Capitol reporter Mary Wilson covers Pennsylvania politics and issues at the Pennsylvania state capitol.
Ronald Lattanzio rallies at the Capitol Tuesday for legislation to streamline the state's organ donation process. Lattanzio said he received a kidney "nine years and 27 days ago."
A state Senate measure to update the 1994 law on organ donation has cleared a committee vote and now heads to the full chamber.
Supporters of the bill to streamline organ donation say it will thin Pennsylvania's transplant waiting list, which now stands at more than 8,000 people. But county coroners have voiced concerns that trying to speed up organ recovery could impede their ability to complete death investigations.
On this point, Bruce Edwards offered a unique perspective at a Tuesday rally with people supporting the legislation. Edwards, now retired, worked as a Pennsylvania state trooper for more than 20 years.
"For four and a half years I was a corporal in charge of a crime unit at Reading," he said. And Edwards has encountered organ donation in a couple ways: once, 25 years ago, when he received a cornea transplant, and again, nearly six years ago, when he donated his daughter's organs after she was killed in a car accident.

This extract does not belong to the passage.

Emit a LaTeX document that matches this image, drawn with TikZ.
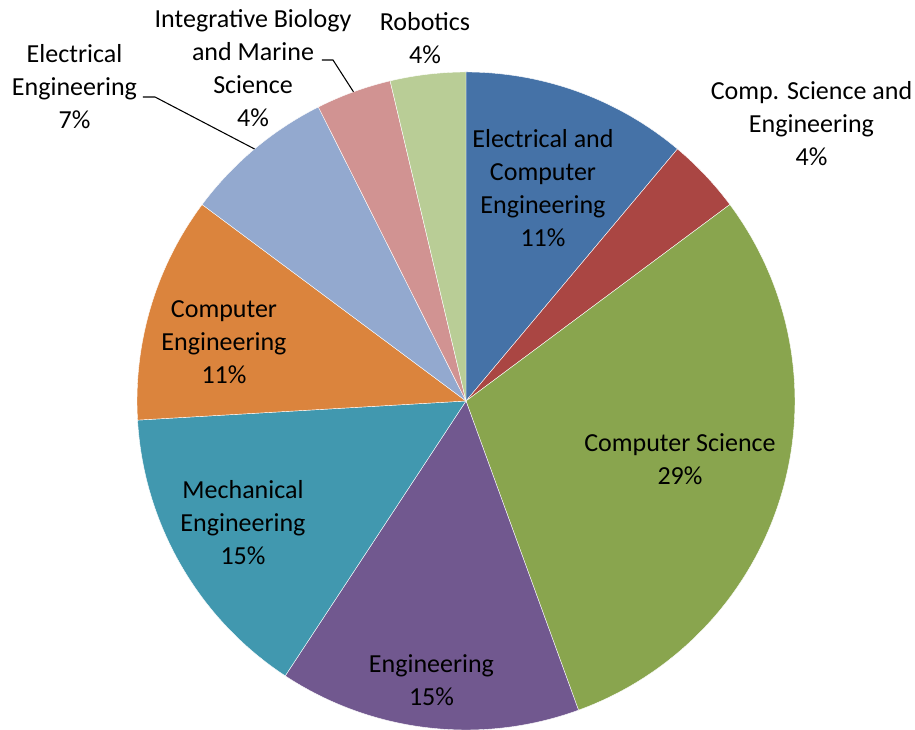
\documentclass[tikz,border=0pt]{standalone}
\usepackage{fontspec}
\setmainfont{Carlito}
\definecolor{eceblue}{HTML}{4572A7}
\definecolor{csered}{HTML}{AA4643}
\definecolor{csgreen}{HTML}{89A54E}
\definecolor{engpurple}{HTML}{71588F}
\definecolor{meteal}{HTML}{4198AF}
\definecolor{ceorange}{HTML}{DB843D}
\definecolor{eelight}{HTML}{93A9CF}
\definecolor{ibmspink}{HTML}{D19392}
\definecolor{robgreen}{HTML}{B9CD96}
\tikzset{
  slice/.style={fill=#1,draw=white,line width=0.3pt},
  lbl/.style={font=\fontsize{19.5pt}{24.75pt}\selectfont,align=center,inner sep=0pt},
  leader/.style={draw=black,line width=0.8pt}
}
\begin{document}
\begin{tikzpicture}[x=0.75pt,y=0.75pt]
  \useasboundingbox (-466,-329) rectangle (449,401);
  \def\rad{246.75pt}

  % Slices, clockwise from the top
  \foreach \col/\from/\to in {
      eceblue/90/50,
      csered/50/36.667,
      csgreen/36.667/-70,
      engpurple/-70/-123.333,
      meteal/-123.333/-176.667,
      ceorange/-176.667/-216.667,
      eelight/-216.667/-243.333,
      ibmspink/-243.333/-256.667,
      robgreen/-256.667/-270}
  {
    \path[slice=\col] (0,0) -- (\from:\rad)
      arc[start angle=\from, end angle=\to, radius=\rad] -- cycle;
  }

  % Labels
  \node[lbl] (ece)  at (77,213)      {Electrical and\\Computer\\Engineering\\11\%};
  \node[lbl] (cse)  at (345.5,277)   {Comp. Science and\\Engineering\\4\%};
  \node[lbl] (cs)   at (214,-58)     {Computer Science\\29\%};
  \node[lbl] (eng)  at (-34.5,-279)  {Engineering\\15\%};
  \node[lbl] (me)   at (-223,-122)   {Mechanical\\Engineering\\15\%};
  \node[lbl] (ce)   at (-242,59)     {Computer\\Engineering\\11\%};
  \node[lbl] (ee)   at (-391.5,314)  {Electrical\\Engineering\\7\%};
  \node[lbl] (ibms) at (-213,333)    {Integrative Biology\\and Marine\\Science\\4\%};
  \node[lbl] (rob)  at (-41,362.5)   {Robotics\\4\%};

  % Leader lines
  \coordinate (eeTip)   at (130:\rad);
  \coordinate (ibmsTip) at (110:\rad);
  \draw[leader] ([shift={(68.5,-10)}]ee.center) -- ++(12,0) -- (eeTip);
  \draw[leader] ([shift={(69,8)}]ibms.center) -- ++(11,0) -- (ibmsTip);
\end{tikzpicture}
\end{document}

Edwards understands coroners and law enforcement officers' concerns about the bill.
"We owe it to the victims and the victims' family whenever there's a death investigation," he said. "And I went over and over the legislation and I would not be standing here in support of it if this legislation in any way interfered with the successful conclusion of any type of a death investigation."

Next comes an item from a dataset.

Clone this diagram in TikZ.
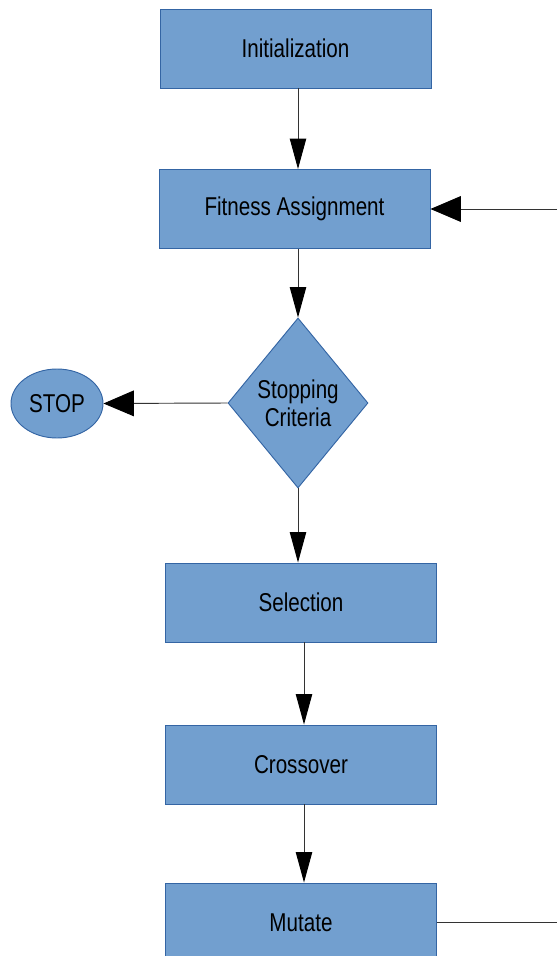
\documentclass[tikz,border=0pt]{standalone}
\usepackage{fontspec}
\setmainfont{Liberation Sans}[FakeStretch=0.8]
\usetikzlibrary{shapes.geometric,arrows.meta}
\definecolor{boxfill}{HTML}{729FCF}
\definecolor{boxline}{HTML}{3465A4}
\tikzset{
 stepbox/.style={rectangle,draw=boxline,fill=boxfill,line width=0.8pt,
   minimum width=271*0.03cm,minimum height=79*0.03cm,inner sep=0pt,
   font=\fontsize{22}{26}\selectfont},
 testbox/.style={diamond,draw=boxline,fill=boxfill,line width=0.8pt,
   minimum width=140*0.03cm,minimum height=170*0.03cm,inner sep=0pt,
   align=center,font=\fontsize{22}{24}\selectfont},
 endbox/.style={ellipse,draw=boxline,fill=boxfill,line width=0.8pt,
   minimum width=92*0.03cm,minimum height=69*0.03cm,inner sep=0pt,
   font=\fontsize{22}{26}\selectfont},
 vline/.style={draw=black!80,line width=0.8pt,-{Triangle[length=26pt,width=14pt,black]}},
 hline/.style={draw=black!80,line width=0.8pt,-{Triangle[length=26pt,width=22pt,black]}},
}
\begin{document}
\begin{tikzpicture}[x=0.03cm,y=-0.03cm]
 \useasboundingbox (0,0) rectangle (557,956);
 % nodes
 \node[stepbox] (init) at (295.5,48.5) {Initialization};
 \node[stepbox] (fit) at (294.5,209) {Fitness Assignment};
 \node[testbox] (crit) at (298,403) {Stopping\\Criteria};
 \node[endbox] (stop) at (57,403.5) {STOP};
 \node[stepbox] (sel) at (301,602.5) {Selection};
 \node[stepbox] (cross) at (301,764.5) {Crossover};
 \node[stepbox] (mut) at (301,922.5) {Mutate};
 \coordinate (loopin) at (557,209);
 \coordinate (loopout) at (557,922.5);
 % connectors
 \draw[vline] (init.south -| crit.north) -- (crit.north |- fit.north);
 \draw[vline] (fit.south -| crit.north) -- (crit.north);
 \draw[hline] (crit.west) -- (stop.east);
 \draw[vline] (crit.south) -- (crit.south |- sel.north);
 \draw[vline] ([xshift=3*0.03cm]sel.south) -- ([xshift=3*0.03cm]cross.north);
 \draw[vline] ([xshift=3*0.03cm]cross.south) -- ([xshift=3*0.03cm]mut.north);
 \draw[draw=black!80,line width=0.8pt] (mut.east) -- (loopout);
 \draw[hline] (loopin) -- (fit.east);
\end{tikzpicture}
\end{document}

The measure was amended before it was approved by a Senate committee. Its sponsor, Sen. Steward Greenleaf (R-Montgomery) said he thinks the changes addresses coroners' concerns.
Susan Shanaman, with the Pennsylvania State Coroners Association, isn't so sure.
"Coroners are not opposed to organ donation," she wrote in an e-mail. "They do believe that they must fulfill their statutory duties for the people who elected them to office. This may on rare occasions result in the denial of organs in order to try to bring families justice in the wrongful death of their loved one."